Prudential Plc is pushing ahead with its bid for U.S. rival AIG's Asian unit, two sources close to the deal said, rebutting market talk of a derailment which boosted Pru's shares as well as the pound.

There has been no change, one of the sources said on Thursday. Prudential declined to comment.

Prudential shares were up 5.2 percent at 539p by 1119 GMT, off earlier highs but still outperforming a 3.9 percent rise in the European insurance sector <.SXIP>, amid talk the company had pulled its $35.5 billion bid in the face of volatile markets and resistance from some shareholders.

Traders said the speculation also supported the pound, which rose to a two-week high against the dollar and an 11-month high against the euro. Pru would have to buy dollars to pay for the acquisition.

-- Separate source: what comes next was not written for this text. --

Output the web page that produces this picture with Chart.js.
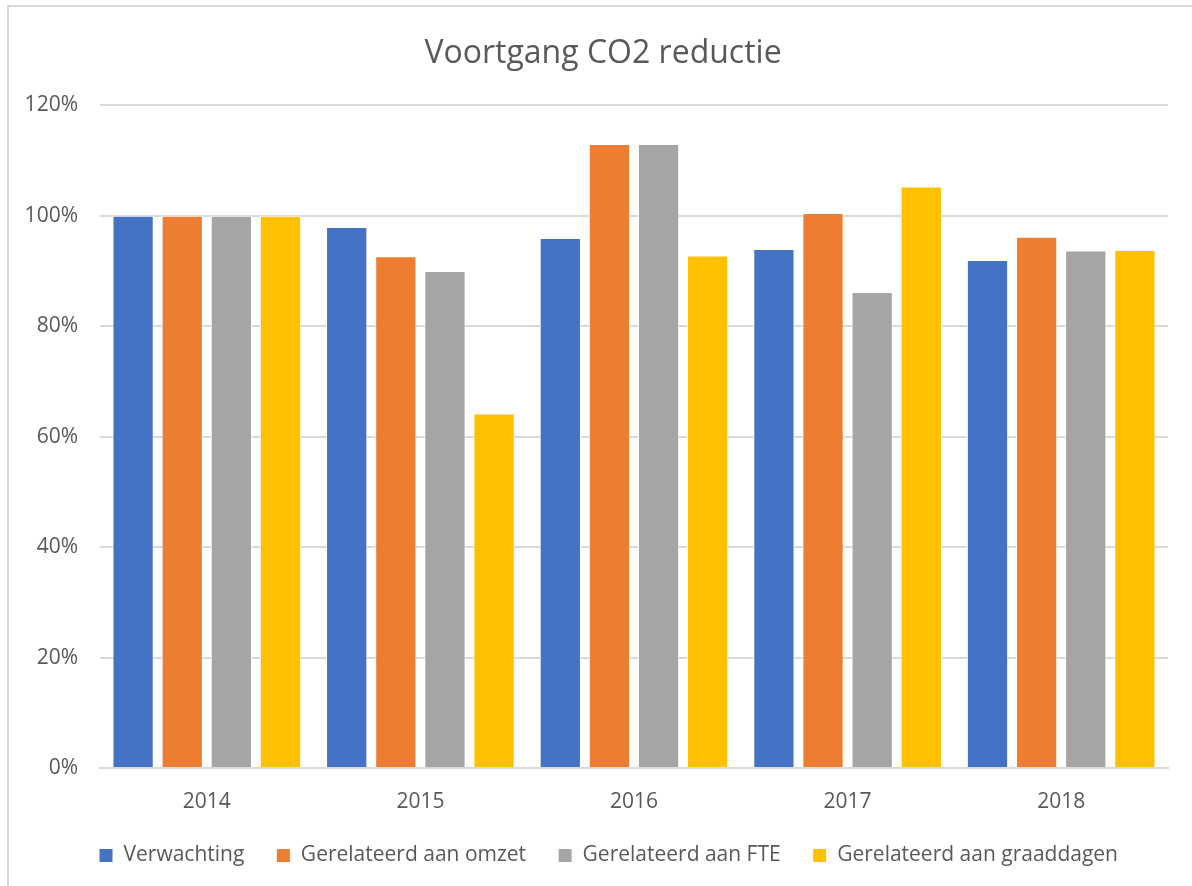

Prudential plans to finance the takeover, the insurance sector's biggest ever acquisition, with a $21 billion rights issue and needs to garner 75 percent support for the deal at a shareholder vote scheduled for June 7.


But the outcome of the vote is in doubt amid criticism from some investors that Prudential is paying too high a price and could face problems merging AIG's Asian business, AIA, with its own Asian operations.

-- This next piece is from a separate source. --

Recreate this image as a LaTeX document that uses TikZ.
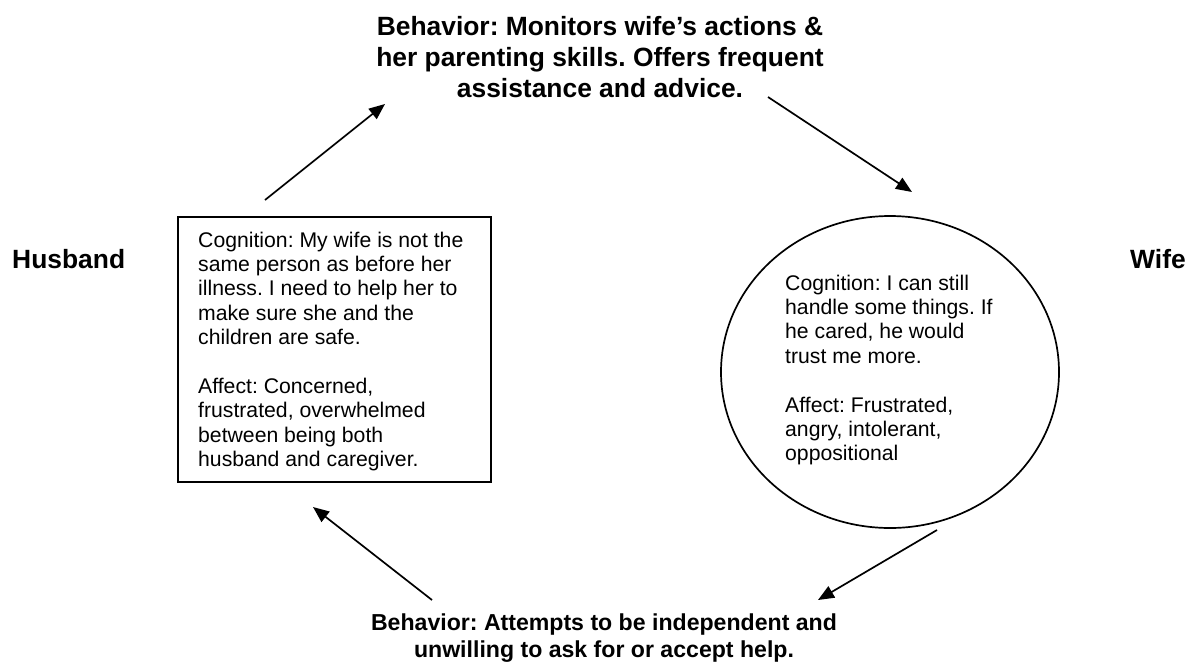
\documentclass[tikz,border=0pt]{standalone}
\usepackage{fontspec}
\setmainfont{Liberation Sans}
\usetikzlibrary{arrows.meta,shapes.geometric}
\begin{document}
\frenchspacing
\begin{tikzpicture}[x=1pt,y=-1pt,
  heading/.style={font=\fontsize{26.4}{31}\selectfont\bfseries, inner sep=0pt, align=center},
  subheading/.style={font=\fontsize{23.1}{26.6}\selectfont\bfseries, inner sep=0pt, align=center},
  side/.style={font=\fontsize{26.4}{31}\selectfont\bfseries, inner sep=0pt},
  body/.style={font=\fontsize{21.2}{24.4}\selectfont, inner sep=0pt, align=left},
  frame/.style={draw, line width=1.7pt, inner sep=0pt},
  link/.style={line width=1.7pt, -{Triangle[length=16pt,width=13pt]}}]
\useasboundingbox (0,0) rectangle (1188,665);

% husband's box and wife's ellipse
\node[frame, rectangle, anchor=north west, minimum width=313pt, minimum height=265pt] (hbox) at (177,216) {};
\node[frame, ellipse, minimum width=338pt, minimum height=312pt] (wcirc) at (890,372) {};

% inner texts (anchored on the baseline of their last line)
\node[body, anchor=base west] (htext) at (198,466.6) {Cognition: My wife is not the\\same person as before her\\illness. I need to help her to\\make sure she and the\\children are safe.\\[24.4pt]Affect: Concerned,\\frustrated, overwhelmed\\between being both\\husband and caregiver.};
\node[body, anchor=base west] (wtext) at (785,460.8) {Cognition: I can still\\handle some things. If\\he cared, he would\\trust me more.\\[24.4pt]Affect: Frustrated,\\angry, intolerant,\\oppositional};

% side labels
\node[side, anchor=base west] (husband) at (12,268) {Husband};
\node[side, anchor=base west] (wife) at (1130,268) {Wife};

% behaviour statements
\node[heading, anchor=base] (topb) at (600,97) {Behavior: Monitors wife’s actions \&\\her parenting skills. Offers frequent\\assistance and advice.};
\node[subheading, anchor=base] (botb) at (604,657) {Behavior: Attempts to be independent and\\unwilling to ask for or accept help.};

% arrow end points
\coordinate (a1s) at (265,200); \coordinate (a1e) at (385,104);
\coordinate (a2s) at (768,97);  \coordinate (a2e) at (912,192);
\coordinate (a3s) at (937,530); \coordinate (a3e) at (818,600);
\coordinate (a4s) at (432,600); \coordinate (a4e) at (313,507);

% the cycle
\draw[link] (a1s) -- (a1e);
\draw[link] (a2s) -- (a2e);
\draw[link] (a3s) -- (a3e);
\draw[link] (a4s) -- (a4e);
\end{tikzpicture}
\end{document}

The influential Association of British Insurers, whose members control about a fifth of the UK stock market, this week issued a warning on the deal, telling investors to carefully consider their options.

Its amber-top notice -- the second strongest option it has in its traffic light warning system -- was purely a routine reminder an ABI spokesman said.

Given the size and the complexity, shareholders need to look at it carefully, it would have been odd if we did not say that, the spokesman said.

The warning adds to a report earlier this week from voting adviser RiskMetrics which told investors to vote against the deal on the basis of a full price, integration risks and ambitious targets.

Investor skepticism over the deal has been fueled by snags including an unprecedented and unexpected regulatory hitch earlier this month and increasingly volatile markets.

But one broker said it was unlikely Prudential would pull the deal just over one week short of the shareholder vote.

This is price-sensitive information, the broker said. If the deal was off, Prudential would be obliged to put out a statement. The fact that they have not tells me to take the talk with a pinch of salt.